Despite early November snow in parts of the Upper Midwest, the region's corn crop continues to come off.
Corn harvest progressed substantially in the week ending Nov. 12, according to the weekly crop progress report released Nov. 13 by the National Agricultural Statistics Service, an arm of the U.S. Department of Agriculture.
Even so, the corn harvest pace in North Dakota, South Dakota and Minnesota still trail their respective five-year averages.
In North Dakota, 76 percent of the corn crop was harvested on Nov. 12, up from 59 percent a week earlier but down from the Nov. 12 five-year average of 85 percent.
In South Dakota, 82 percent of the corn crop was harvested on Nov. 12. That's up from 61 percent a week earlier but down from the Nov. 12 five-year average of 90 percent.
Minnesota farmers had harvested 79 percent of their corn on Nov. 12, up from 60 percent a week earlier but down from the Nov. 12 five-year average of 94 percent.
Minnesota, South Dakota and North Dakota are among the 18 states monitored for the weekly crop progress report. The 18 — which accounted for 94 percent of 2016 U.S. harvested corn acres — had harvested a combined 83 percent of their corn on Nov. 12, compared with 70 percent a week earlier. The Nov. 12 five-year average for the 18 states is 91 percent.
The sunflower harvest in North Dakota and South Dakota — the two states dominate U.S. production of the crop — made considerable progress in the past week, too.
In South Dakota, 81 percent of the sunflower crop was harvested on Nov. 12, up from 90 percent a week earlier. The Nov. 12 five-year average also is 81 percent.
North Dakota farmers had harvested 81 percent of their sunflowers on Nov. 12, as well.
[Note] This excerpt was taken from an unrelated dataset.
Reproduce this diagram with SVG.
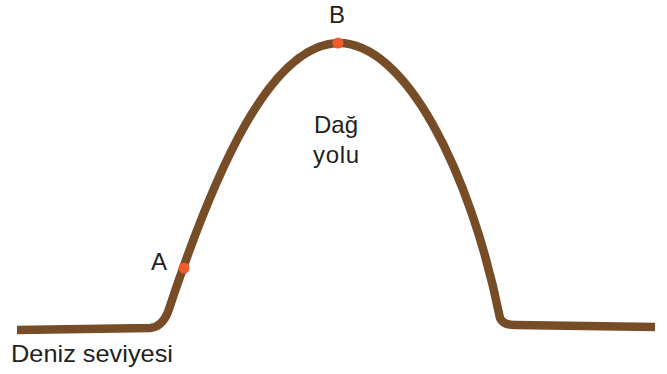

That compared with 72 percent a week earlier and the Nov. 12 five-year average of 78 percent.
The report also showed that the Upper Midwest soybean and sugar beet harvests and winter wheat planting are wrapped up, or virtually so.
Much of the Upper Midwest continues to be short of both top- and subsoil moisture, the new crop progress report shows.
Montana is hit particularly hard, with 45 percent of the state short or very short of topsoil moisture and 68 percent of the state short or very short of subsoil moisture.